"Let books be your dining table, / And you shall be full of delights. / Let them be your
mattress,/
And you shall sleep restful nights" (St. Ephraim the Syrian).


Friday, May 4, 2012

The First Crusade and the Quest for Apocalypse

As I have noted several times before, interest in the Crusades remains high; so does gross misunderstanding or tendentious misrepresentation of them. A new book from Jay Rubenstein, who teaches medieval history at the University of Tennessee, has just been released, this time focusing in a particular way on the first Crusade: Armies of Heaven: The First Crusade and the Quest for Apocalypse (New York: Basic Books, 2011), 424pp.

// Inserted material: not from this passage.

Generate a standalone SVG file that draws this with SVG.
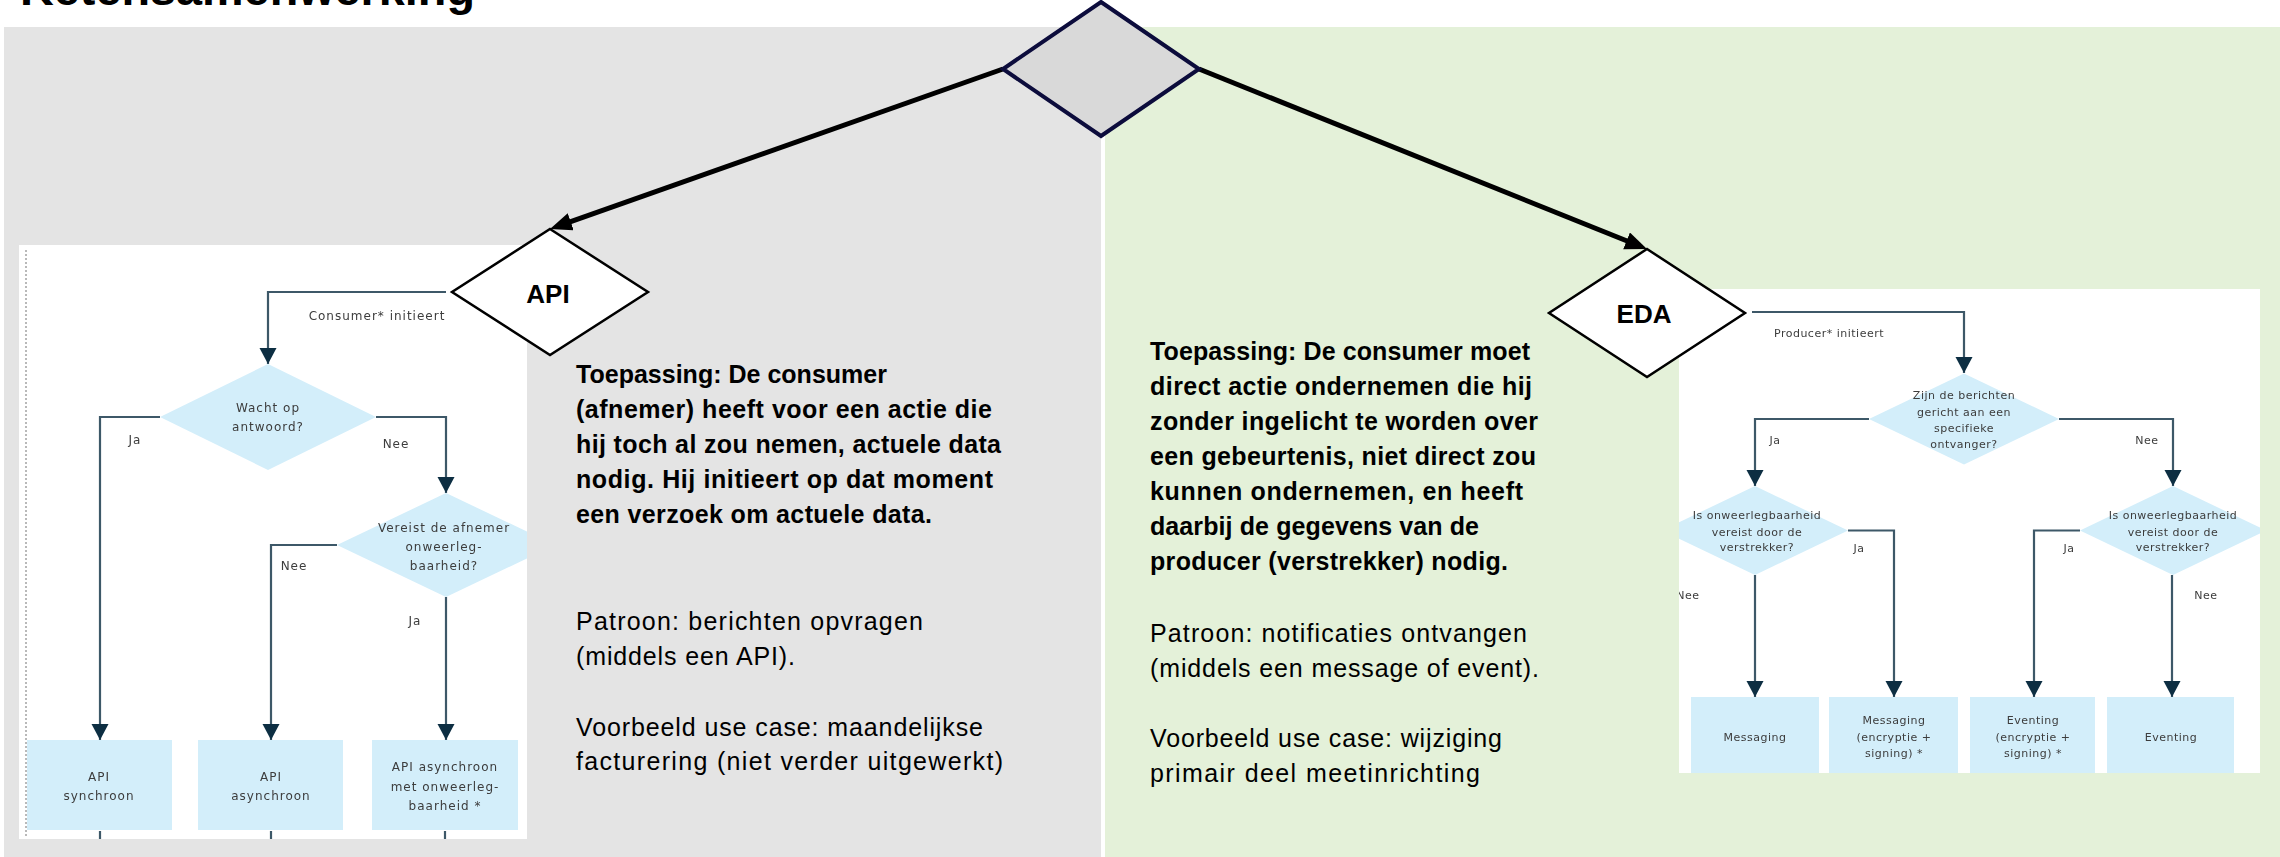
<svg xmlns="http://www.w3.org/2000/svg" width="2280" height="857" viewBox="0 0 2280 857">
  <defs>
    <style>
      .title { font-family: "Liberation Sans", Arial, sans-serif; font-weight: bold; font-size: 46px; fill: #000; }
      .big { font-family: "Liberation Sans", Arial, sans-serif; font-weight: bold; font-size: 26px; fill: #000; text-anchor: middle; }
      .tb { font-family: "Liberation Sans", Arial, sans-serif; font-weight: bold; font-size: 25px; fill: #000; }
      .tr { font-family: "Liberation Sans", Arial, sans-serif; font-size: 25px; fill: #000; }
      .fa { font-family: "DejaVu Sans", sans-serif; font-size: 12px; letter-spacing: 1px; fill: #3c3c3c; text-anchor: middle; }
      .fe { font-family: "DejaVu Sans", sans-serif; font-size: 11px; letter-spacing: 0.5px; fill: #3c3c3c; text-anchor: middle; }
      .fline { fill: none; stroke: #3d5868; stroke-width: 2.2; }
      .fdec { fill: #d3eefa; }
      .fbox { fill: #d3eefa; }
      .main { fill: none; stroke: #000; stroke-width: 5; }
      .choice { fill: #fff; stroke: #000; stroke-width: 2.5; stroke-linejoin: miter; }
    </style>
    <marker id="fcArrow" markerUnits="userSpaceOnUse" markerWidth="17" markerHeight="18" refX="16" refY="8.5" orient="auto">
      <path d="M0,0 L16,8.5 L0,17 Z" fill="#0b2e43"/>
    </marker>
    <marker id="bigArrow" markerUnits="userSpaceOnUse" markerWidth="24" markerHeight="20" refX="12" refY="9" orient="auto">
      <path d="M0,0 L22,9 L0,18 Z" fill="#000"/>
    </marker>
    <clipPath id="clipApi"><rect x="19" y="245" width="508" height="594"/></clipPath>
    <clipPath id="clipEda"><rect x="1679" y="289" width="581" height="484"/></clipPath>
    <filter id="soft" x="-2%" y="-2%" width="104%" height="104%">
      <feGaussianBlur stdDeviation="0.6"/>
    </filter>
  </defs>

  <!-- page background and the two columns -->
  <rect x="0" y="0" width="2280" height="857" fill="#fff"/>
  <text class="title" x="20" y="5" textLength="455" lengthAdjust="spacingAndGlyphs">Ketensamenwerking</text>
  <rect id="kolom-api" x="4" y="27" width="1097" height="830" fill="#e4e4e4"/>
  <rect id="kolom-eda" x="1105" y="27" width="1175" height="830" fill="#e4f1d9"/>

  <!-- API decision flow -->
  <g id="stroom-api" clip-path="url(#clipApi)" filter="url(#soft)">
    <rect x="19" y="245" width="508" height="594" fill="#fff"/>
    <line x1="26" y1="250" x2="26" y2="836" stroke="#b9b9b9" stroke-width="2" stroke-dasharray="2 2"/>
    <g id="api-beslissingen">
      <polygon class="fdec" points="268,364 376,417 268,470 160,417"/>
      <polygon class="fdec" points="446,493 555,545 446,597 337,545"/>
    </g>
    <g id="api-uitkomsten">
      <rect class="fbox" x="27" y="740" width="145" height="90"/>
      <rect class="fbox" x="198" y="740" width="145" height="90"/>
      <rect class="fbox" x="372" y="740" width="146" height="90"/>
    </g>
    <g id="api-lijnen">
      <path class="fline" d="M446,292 H268 V364" marker-end="url(#fcArrow)"/>
      <path class="fline" d="M160,417 H100 V740" marker-end="url(#fcArrow)"/>
      <path class="fline" d="M376,417 H446 V493" marker-end="url(#fcArrow)"/>
      <path class="fline" d="M337,545 H271 V740" marker-end="url(#fcArrow)"/>
      <path class="fline" d="M446,597 V740" marker-end="url(#fcArrow)"/>
      <path class="fline" d="M100,831 V840 M271,831 V840 M445,831 V840"/>
    </g>
    <g id="api-teksten">
      <text class="fa" x="377" y="320">Consumer* initieert</text>
      <text class="fa" x="268" y="412">Wacht op</text>
      <text class="fa" x="268" y="431">antwoord?</text>
      <text class="fa" x="135" y="444">Ja</text>
      <text class="fa" x="396" y="448">Nee</text>
      <text class="fa" x="444" y="532">Vereist de afnemer</text>
      <text class="fa" x="444" y="551">onweerleg-</text>
      <text class="fa" x="444" y="570">baarheid?</text>
      <text class="fa" x="294" y="570">Nee</text>
      <text class="fa" x="415" y="625">Ja</text>
      <text class="fa" x="99" y="781">API</text>
      <text class="fa" x="99" y="800">synchroon</text>
      <text class="fa" x="271" y="781">API</text>
      <text class="fa" x="271" y="800">asynchroon</text>
      <text class="fa" x="445" y="771">API asynchroon</text>
      <text class="fa" x="445" y="791">met onweerleg-</text>
      <text class="fa" x="445" y="810">baarheid *</text>
    </g>
  </g>

  <!-- EDA decision flow -->
  <g id="stroom-eda" clip-path="url(#clipEda)" filter="url(#soft)">
    <rect x="1679" y="289" width="581" height="484" fill="#fff"/>
    <g id="eda-beslissingen">
      <polygon class="fdec" points="1964,373.5 2059,419 1964,464.5 1869,419"/>
      <polygon class="fdec" points="1755,486 1848,530.5 1755,575 1662,530.5"/>
      <polygon class="fdec" points="2173,486 2266,530.5 2173,575 2080,530.5"/>
    </g>
    <g id="eda-uitkomsten">
      <rect class="fbox" x="1691" y="697" width="128" height="95"/>
      <rect class="fbox" x="1829" y="697" width="129" height="95"/>
      <rect class="fbox" x="1970" y="697" width="125" height="95"/>
      <rect class="fbox" x="2107" y="697" width="127" height="95"/>
    </g>
    <g id="eda-lijnen">
      <path class="fline" d="M1752,312 H1964 V373" marker-end="url(#fcArrow)"/>
      <path class="fline" d="M1869,419 H1755 V486" marker-end="url(#fcArrow)"/>
      <path class="fline" d="M2059,419 H2173 V486" marker-end="url(#fcArrow)"/>
      <path class="fline" d="M1755,575 V697" marker-end="url(#fcArrow)"/>
      <path class="fline" d="M1848,530.5 H1894 V697" marker-end="url(#fcArrow)"/>
      <path class="fline" d="M2080,530.5 H2034 V697" marker-end="url(#fcArrow)"/>
      <path class="fline" d="M2172,575 V697" marker-end="url(#fcArrow)"/>
    </g>
    <g id="eda-teksten">
      <text class="fe" x="1829" y="337">Producer* initieert</text>
      <text class="fe" x="1964" y="399">Zijn de berichten</text>
      <text class="fe" x="1964" y="416">gericht aan een</text>
      <text class="fe" x="1964" y="432">specifieke</text>
      <text class="fe" x="1964" y="448">ontvanger?</text>
      <text class="fe" x="1775" y="444">Ja</text>
      <text class="fe" x="2147" y="444">Nee</text>
      <text class="fe" x="1757" y="519">Is onweerlegbaarheid</text>
      <text class="fe" x="1757" y="536">vereist door de</text>
      <text class="fe" x="1757" y="551">verstrekker?</text>
      <text class="fe" x="2173" y="519">Is onweerlegbaarheid</text>
      <text class="fe" x="2173" y="536">vereist door de</text>
      <text class="fe" x="2173" y="551">verstrekker?</text>
      <text class="fe" x="1859" y="552">Ja</text>
      <text class="fe" x="2069" y="552">Ja</text>
      <text class="fe" x="1688" y="599">Nee</text>
      <text class="fe" x="2206" y="599">Nee</text>
      <text class="fe" x="1755" y="741">Messaging</text>
      <text class="fe" x="1894" y="724">Messaging</text>
      <text class="fe" x="1894" y="741">(encryptie +</text>
      <text class="fe" x="1894" y="757">signing) *</text>
      <text class="fe" x="2033" y="724">Eventing</text>
      <text class="fe" x="2033" y="741">(encryptie +</text>
      <text class="fe" x="2033" y="757">signing) *</text>
      <text class="fe" x="2171" y="741">Eventing</text>
    </g>
  </g>

  <!-- explanation for API -->
  <g id="tekst-api">
    <text class="tb" x="576" y="383" textLength="311">Toepassing: De consumer</text>
    <text class="tb" x="576" y="418" textLength="416">(afnemer) heeft voor een actie die</text>
    <text class="tb" x="576" y="453" textLength="425">hij toch al zou nemen, actuele data</text>
    <text class="tb" x="576" y="488" textLength="417">nodig. Hij initieert op dat moment</text>
    <text class="tb" x="576" y="523" textLength="356">een verzoek om actuele data.</text>
    <text class="tr" x="576" y="630" textLength="347">Patroon: berichten opvragen</text>
    <text class="tr" x="576" y="665" textLength="219">(middels een API).</text>
    <text class="tr" x="576" y="736" textLength="407">Voorbeeld use case: maandelijkse</text>
    <text class="tr" x="576" y="770" textLength="427">facturering (niet verder uitgewerkt)</text>
  </g>

  <!-- explanation for EDA -->
  <g id="tekst-eda">
    <text class="tb" x="1150" y="360" textLength="380">Toepassing: De consumer moet</text>
    <text class="tb" x="1150" y="395" textLength="382">direct actie ondernemen die hij</text>
    <text class="tb" x="1150" y="430" textLength="388">zonder ingelicht te worden over</text>
    <text class="tb" x="1150" y="465" textLength="386">een gebeurtenis, niet direct zou</text>
    <text class="tb" x="1150" y="500" textLength="373">kunnen ondernemen, en heeft</text>
    <text class="tb" x="1150" y="535" textLength="329">daarbij de gegevens van de</text>
    <text class="tb" x="1150" y="570" textLength="358">producer (verstrekker) nodig.</text>
    <text class="tr" x="1150" y="642" textLength="377">Patroon: notificaties ontvangen</text>
    <text class="tr" x="1150" y="677" textLength="389">(middels een message of event).</text>
    <text class="tr" x="1150" y="747" textLength="352">Voorbeeld use case: wijziging</text>
    <text class="tr" x="1150" y="782" textLength="330">primair deel meetinrichting</text>
  </g>

  <!-- arrows from the central choice to both styles -->
  <g id="verbindingen">
    <line class="main" x1="1003" y1="69" x2="559.4" y2="225.7" marker-end="url(#bigArrow)"/>
    <line class="main" x1="1199" y1="69" x2="1637.7" y2="245.3" marker-end="url(#bigArrow)"/>
  </g>

  <g id="node-keuze">
    <polygon points="1101,2 1199,69 1101,136 1003,69" fill="#d9d9d9" stroke="#0c0c3c" stroke-width="4"/>
  </g>
  <g id="node-api">
    <polygon class="choice" points="550,229 648,292 550,355 452,292"/>
    <text class="big" x="548" y="303">API</text>
  </g>
  <g id="node-eda">
    <polygon class="choice" points="1647,249 1745,313 1647,377 1549,313"/>
    <text class="big" x="1644" y="323">EDA</text>
  </g>
</svg>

About this book, the publisher provides this titillating blurb:
At Moson, the river Danube ran red with blood. At Antioch, the Crusaders— their saddles freshly decorated with sawed-off heads—indiscriminately clogged the streets with the bodies of eastern Christians and Turks. At Ma’arra, they cooked children on spits and ate them. By the time the Crusaders reached Jerusalem, their quest—and their violence— had become distinctly otherworldly: blood literally ran shin-deep through the streets as the Crusaders overran the sacred city.
Beginning in 1095 and culminating four bloody years later, the First Crusade represented a new kind of warfare: holy, unrestrained, and apocalyptic. In Armies of Heaven, medieval historian Jay Rubenstein tells the story of this cataclysmic event through the eyes of those who witnessed it, emphasizing the fundamental role that apocalyptic thought played in motivating the Crusaders. A thrilling work of military and religious history, Armies of Heaven will revolutionize our understanding of the Crusades.
We are having this expertly reviewed in Logos: A Journal of Eastern Christian Studies in 2012.